Applying EDA Concepts Outside Chip Design
by Bernard Murphy on 10-11-2015 at 7:00 am

(I changed the title of this piece as an experiment) Paul McLellan recently wrote on the topic of new ventures crossing the chasm (getting from initial but bounded success to a proven scalable business). That got me to thinking about the EDA market in general. In some ways it has a similar problem, stuck at $5B or so and single-digit growth rates, on the left side of a chasm separating it from an at least conceivably much broader market. EDA isn’t going to get more of the semiconductor pie, so now we look for ways to expand upward into software and embedded systems. That’s one way to grow the market, but are there different, or at least complementary ways to expand? One opportunity may be network architecture design and analysis, an emerging (and therefore potentially fast-growing) domain to which it seems we could adapt EDA techniques and principles.

It doesn’t take a lot of thought to realize that a network looks a lot like a netlist. Of course there are differences. All or most connections are bidirectional, “signals” are a lot more complex than 1’s and 0’s and the nodes are a lot more complex than logic gates. However, if obstacles like that were insuperable we’d still be using Spice to simulate logic, so differences aside, perhaps there are opportunities to apply netlist tool concepts to networks.

This idea is not new, but neither is it fully developed. SIGCOMM, the ACM’s group on data communications held a conference this August in which they devoted half a day to a tutorial on network verification. An extract from the tutorial introduction makes this point: “One can also view a network as a circuit using an EDA (Electronic Design Automation) lens …. If design rule checking is analogous to static checking, what is the analog of synthesis? … These analogies have led networking researchers to frame a new research agenda, made compelling by the ubiquity of cloud services, called Network Verification. They ask: what are the equivalents of compilers/synthesis tools, debuggers, and static checkers for networks?”. If that isn’t a clarion call for EDA innovators searching for a new direction, I don’t know what is.

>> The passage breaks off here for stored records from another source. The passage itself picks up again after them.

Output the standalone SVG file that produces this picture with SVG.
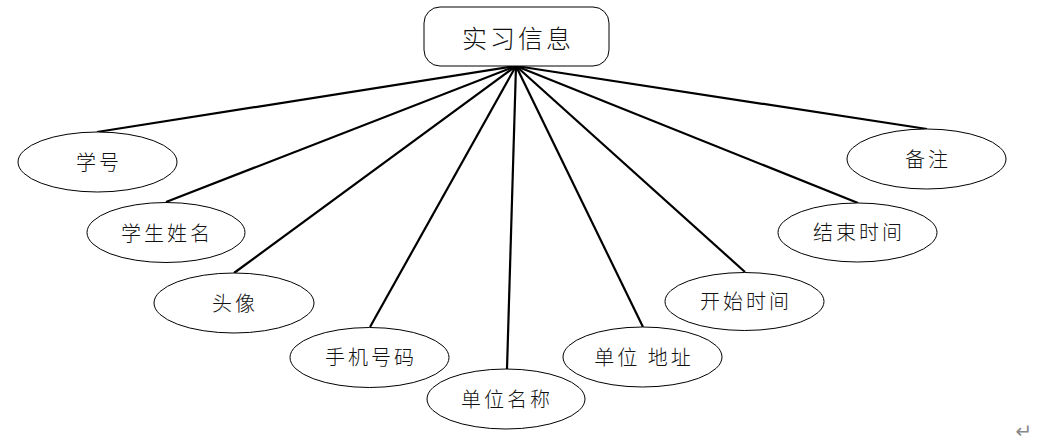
<svg xmlns="http://www.w3.org/2000/svg" width="1051" height="441" viewBox="0 0 1051 441">
<style>
.n ellipse,.n rect{fill:#fff;stroke:#000;stroke-width:1}
.n text{font-family:"Noto Sans CJK SC",sans-serif;font-weight:300;font-size:20px;letter-spacing:3px;fill:#111;text-anchor:middle;dominant-baseline:central}
#edges line{stroke:#000;stroke-width:2.2}
</style>
<rect width="1051" height="441" fill="#fff"/>
<g id="edges">
<line x1="516" y1="66" x2="97" y2="132"/>
<line x1="516" y1="66" x2="166" y2="202"/>
<line x1="516" y1="66" x2="234" y2="273"/>
<line x1="516" y1="66" x2="370" y2="327"/>
<line x1="516" y1="66" x2="507" y2="369"/>
<line x1="516" y1="66" x2="643" y2="327"/>
<line x1="516" y1="66" x2="745" y2="272"/>
<line x1="516" y1="66" x2="858" y2="203"/>
<line x1="516" y1="66" x2="927" y2="129"/>
</g>
<g id="root" class="n"><rect x="424" y="7" width="185" height="59" rx="16"/><text x="518" y="37" style="font-size:25px">实习信息</text></g>
<g id="n1" class="n"><ellipse cx="97.5" cy="162" rx="79.5" ry="30"/><text x="99" y="161">学号</text></g>
<g id="n2" class="n"><ellipse cx="166" cy="232.5" rx="79" ry="30"/><text x="167" y="232">学生姓名</text></g>
<g id="n3" class="n"><ellipse cx="234" cy="303" rx="80" ry="30"/><text x="235" y="302">头像</text></g>
<g id="n4" class="n"><ellipse cx="369.5" cy="357.5" rx="79.5" ry="30"/><text x="371" y="356">手机号码</text></g>
<g id="n5" class="n"><ellipse cx="506" cy="399" rx="79" ry="30"/><text x="507" y="398">单位名称</text></g>
<g id="n6" class="n"><ellipse cx="642.5" cy="357" rx="79.5" ry="30"/><text x="644" y="356">单位 地址</text></g>
<g id="n7" class="n"><ellipse cx="744.5" cy="301.5" rx="79.5" ry="29"/><text x="746" y="300">开始时间</text></g>
<g id="n8" class="n"><ellipse cx="857.5" cy="232.5" rx="79.5" ry="29.5"/><text x="859" y="231">结束时间</text></g>
<g id="n9" class="n"><ellipse cx="926.5" cy="159" rx="79.5" ry="30"/><text x="928" y="158">备注</text></g>
<text x="1024" y="438" style="font-family:'DejaVu Sans',sans-serif;font-size:20px;fill:#888;text-anchor:middle">↵</text>
</svg>
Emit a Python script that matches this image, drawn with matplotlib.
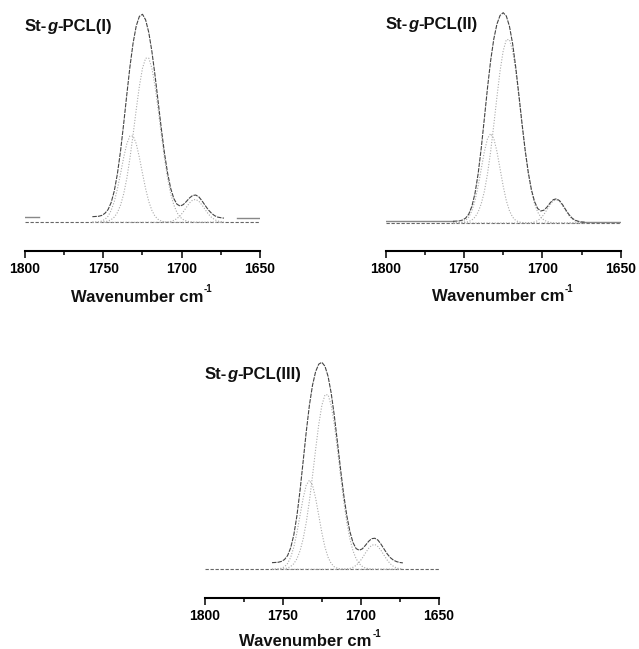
import numpy as np
import matplotlib
matplotlib.use('Agg')
import matplotlib.pyplot as plt
from matplotlib.ticker import FixedLocator

plt.rcParams['font.family'] = ['Liberation Sans', 'DejaVu Sans']

# ---- data (absorbance, normalised to the fitted peak = 1000) ----
wavenumber = list(range(1757, 1672, -2))   # 43 points, 1757 ... 1673 cm-1

# St-g-PCL(I)
p1_band1 = [0, 1, 2, 6, 14, 29, 57, 100, 161, 235, 312, 378, 415, 415, 378, 312, 235, 161, 100, 57, 29, 14,
            6, 2, 1, 0, 0, 0, 0, 0, 0, 0, 0, 0, 0, 0, 0, 0, 0, 0, 0, 0, 0]
p1_band2 = [0, 0, 0, 1, 3, 6, 13, 25, 47, 83, 137, 212, 309, 422, 542, 654, 741, 789, 789, 741, 654, 542,
            422, 309, 212, 137, 83, 47, 25, 13, 6, 3, 1, 0, 0, 0, 0, 0, 0, 0, 0, 0, 0]
p1_band3 = [0, 0, 0, 0, 0, 0, 0, 0, 0, 0, 0, 0, 0, 0, 0, 0, 0, 0, 0, 0, 0, 0,
            0, 1, 2, 4, 9, 18, 31, 50, 72, 93, 107, 110, 101, 83, 61, 40, 24, 13, 6, 3, 1]
p1_fit = [27, 28, 29, 33, 43, 61, 95, 151, 234, 344, 475, 615, 749, 862, 944, 990, 1000, 973, 913, 821, 706, 579,
          451, 334, 237, 163, 114, 87, 78, 85, 100, 117, 129, 131, 122, 103, 81, 60, 44, 32, 25, 22, 20]
p1_ends_x = [[1800, 1791], [1664.5, 1650.5]]
p1_ends_y = [[27, 27], [19, 19]]

# St-g-PCL(II)
p2_band1 = [0, 1, 2, 5, 12, 28, 58, 106, 175, 258, 340, 402, 425, 402, 340, 258, 175, 106, 58, 28, 12, 5,
            2, 1, 0, 0, 0, 0, 0, 0, 0, 0, 0, 0, 0, 0, 0, 0, 0, 0, 0, 0, 0]
p2_band2 = [0, 0, 0, 1, 3, 7, 14, 28, 52, 92, 151, 235, 341, 467, 599, 723, 819, 872, 872, 819, 723, 599,
            467, 341, 235, 151, 92, 52, 28, 14, 7, 3, 1, 0, 0, 0, 0, 0, 0, 0, 0, 0, 0]
p2_band3 = [0, 0, 0, 0, 0, 0, 0, 0, 0, 0, 0, 0, 0, 0, 0, 0, 0, 0, 0, 0, 0, 0,
            0, 0, 1, 2, 5, 11, 23, 41, 64, 88, 105, 110, 101, 81, 57, 35, 19, 9, 4, 1, 0]
p2_fit = [8, 9, 10, 14, 23, 42, 79, 141, 234, 357, 499, 644, 773, 875, 946, 987, 1000, 984, 935, 853, 741, 610,
          474, 348, 241, 159, 102, 69, 57, 61, 76, 96, 111, 115, 106, 86, 62, 40, 23, 13, 8, 5, 4]
p2_ends_x = [[1800, 1757], [1675, 1650]]
p2_ends_y = [[8, 8], [4, 4]]

# St-g-PCL(III)
p3_band1 = [0, 1, 2, 5, 12, 28, 58, 107, 177, 261, 344, 407, 430, 407, 344, 261, 177, 107, 58, 28, 12, 5,
            2, 1, 0, 0, 0, 0, 0, 0, 0, 0, 0, 0, 0, 0, 0, 0, 0, 0, 0, 0, 0]
p3_band2 = [0, 0, 0, 1, 3, 6, 14, 27, 51, 89, 147, 227, 330, 451, 579, 699, 792, 843, 843, 792, 699, 579,
            451, 330, 227, 147, 89, 51, 27, 14, 6, 3, 1, 0, 0, 0, 0, 0, 0, 0, 0, 0, 0]
p3_band3 = [0, 0, 0, 0, 0, 0, 0, 0, 0, 0, 0, 0, 0, 0, 0, 0, 0, 0, 0, 0, 0, 0,
            0, 1, 2, 4, 10, 19, 34, 55, 79, 101, 116, 120, 110, 91, 67, 44, 26, 14, 6, 3, 1]
p3_fit = [32, 33, 34, 38, 47, 66, 104, 166, 259, 381, 522, 665, 792, 889, 955, 991, 1000, 981, 932, 851, 742, 615,
          484, 362, 260, 182, 129, 100, 92, 99, 116, 135, 148, 150, 141, 121, 97, 74, 56, 44, 37, 33, 31]
p3_ends_x = []
p3_ends_y = []

sample_names = ['I', 'II', 'III']
major_ticks = [1800, 1750, 1700, 1650]
minor_ticks = [1775, 1725, 1675]

# ---- figure ----
W, H = 639, 649
fig = plt.figure(figsize=(6.39, 6.49), dpi=100)
renderer = fig.canvas.get_renderer()


def px_text(xp, yp, s, **kw):
    return fig.text(xp / W, 1 - yp / H, s, va='baseline', ha='left', color='#111', **kw)


def pieces(xp, yp, parts, center=False):
    widths = []
    for s, kw, dy, adv in parts:
        t = px_text(0, 0, s, **kw)
        widths.append(t.get_window_extent(renderer).width + adv)
        t.remove()
    x0 = xp - (sum(widths) / 2 if center else 0)
    for (s, kw, dy, adv), w in zip(parts, widths):
        px_text(x0, yp - dy, s, **kw)
        x0 += w


panels = [
    # data, axis left/right px, axis-line y, zero y, peak y, top y, title baseline, label centre x, label baseline
    ((p1_band1, p1_band2, p1_band3, p1_fit, p1_ends_x, p1_ends_y), 25, 260, 250.7, 222.3, 14.3, 5, 30.8, 141.5, 301.7),
    ((p2_band1, p2_band2, p2_band3, p2_fit, p2_ends_x, p2_ends_y), 385.7, 620.7, 250.7, 223.0, 12.7, 5, 28.8, 502.5, 301.0),
    ((p3_band1, p3_band2, p3_band3, p3_fit, p3_ends_x, p3_ends_y), 205, 438.7, 597.7, 569.3, 362.3, 352, 379.0, 310.0, 646.5),
]
B = dict(fontsize=12, fontweight='bold')
BI = dict(fontsize=12, fontweight='bold', fontstyle='italic')
SUP = dict(fontsize=7, fontweight='bold')

for name, (data, l, r, ay, zy, py, ty, tyb, lx, lyb) in zip(sample_names, panels):
    b1, b2, b3, fit, ends_x, ends_y = data
    ax = fig.add_axes([l / W, 1 - ay / H, (r - l) / W, (ay - ty) / H])
    sc = (zy - py) / 1000.0
    ax.set_ylim(-(ay - zy) / sc, (zy - ty) / sc)
    ax.set_xlim(1800, 1650)
    ax.plot([1800, 1650], [0, 0], color='#666', lw=0.8, ls=(0, (3, 1.5)))
    for ex, ey in zip(ends_x, ends_y):
        ax.plot(ex, ey, color='#888', lw=1.0)
    for band in (b1, b2, b3):
        ax.plot(wavenumber, band, color='#aaa', lw=0.8, ls=(0, (1, 1.5)))
    ax.plot(wavenumber, fit, color='#444', lw=0.8, ls=(0, (4, 1)))
    for s in ('top', 'left', 'right'):
        ax.spines[s].set_visible(False)
    ax.spines['bottom'].set_linewidth(1.5)
    ax.set_yticks([])
    ax.xaxis.set_major_locator(FixedLocator(major_ticks))
    ax.xaxis.set_minor_locator(FixedLocator(minor_ticks))
    ax.tick_params(axis='x', which='major', direction='out', length=4.8, width=1.1, labelsize=10, pad=3)
    ax.tick_params(axis='x', which='minor', direction='out', length=3.1, width=1.1)
    for lab in ax.get_xticklabels():
        lab.set_fontweight('bold')
    ax.patch.set_visible(False)
    pieces(l, tyb, [('St-', B, 0, 0.2), ('g', BI, 0, 0.2), ('-PCL(%s)' % name, B, 0, 0)])
    pieces(lx, lyb, [('Wavenumber cm', B, 0, 0.8), ('-1', SUP, 9.5, 0)], center=True)

fig.savefig('out.png', dpi=100)
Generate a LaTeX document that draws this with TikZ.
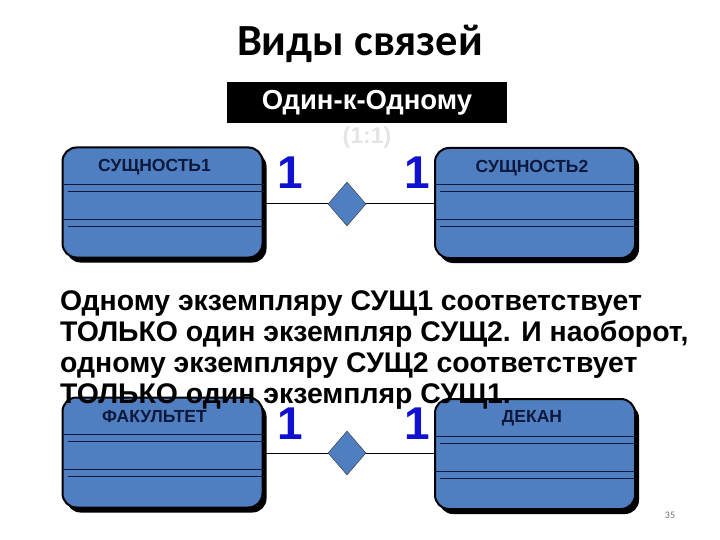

One example of static analysis checks configurations for potential errors where routers may learn routes that are not usable or conversely fail to learn routes that are usable. More recent efforts aim to formally assess reachability of IP addresses and to define semantics for networks which might provide a foundation for proofs of correctness. Motivated by Software Defined Networks (SDNs) there is work around how to specify requirements at levels above the fairly atomic level in which individual routers are programmed, moving the abstraction up to network policies, so that individual router configurations can be derived automatically from a synthesis / compilation step based on that higher level requirement. There are analogs to ATPG (in this case, automatic test packet generation) and coverage analysis to perform end-to-end testing and performance analysis in network. And there’s more – this seems to be a very fertile area of research.

A very interesting aspect of analysis in this domain is that it can and often will be applied to live networks, rather than networks in the design stage. Application in field deployment was always a holy grail for EDA because it would take you past the very small universe of designers who might use your tool to the potentially much larger universe of field-deployment and maintenance specialists. That is what may make this direction so compelling – to grow from a total market of say 10-20K chip designers to a market of hundreds of thousands or millions of IT/IS and networking engineers.

Of course this won’t be easy, but in a slowly-growing, mature market returning interesting value to investors isn’t easy either. EDA principles will carry over and maybe some techniques too, but a lot of invention and new development will be required. And you have to worry about the small detail of if or when this market will actually take off; you don’t want to get too far ahead of the parade. That said, there are indicators. The ACM tutorial referred to the growth of cloud services. The potentially significant growth of IoT will further compound the complexity of networks above those we understand today and software defined networks seem likely to become more commonplace. In this new reality, wouldn’t you think a need for automated design, optimization and verification tools would become essential? The ACM certainly seems to think so.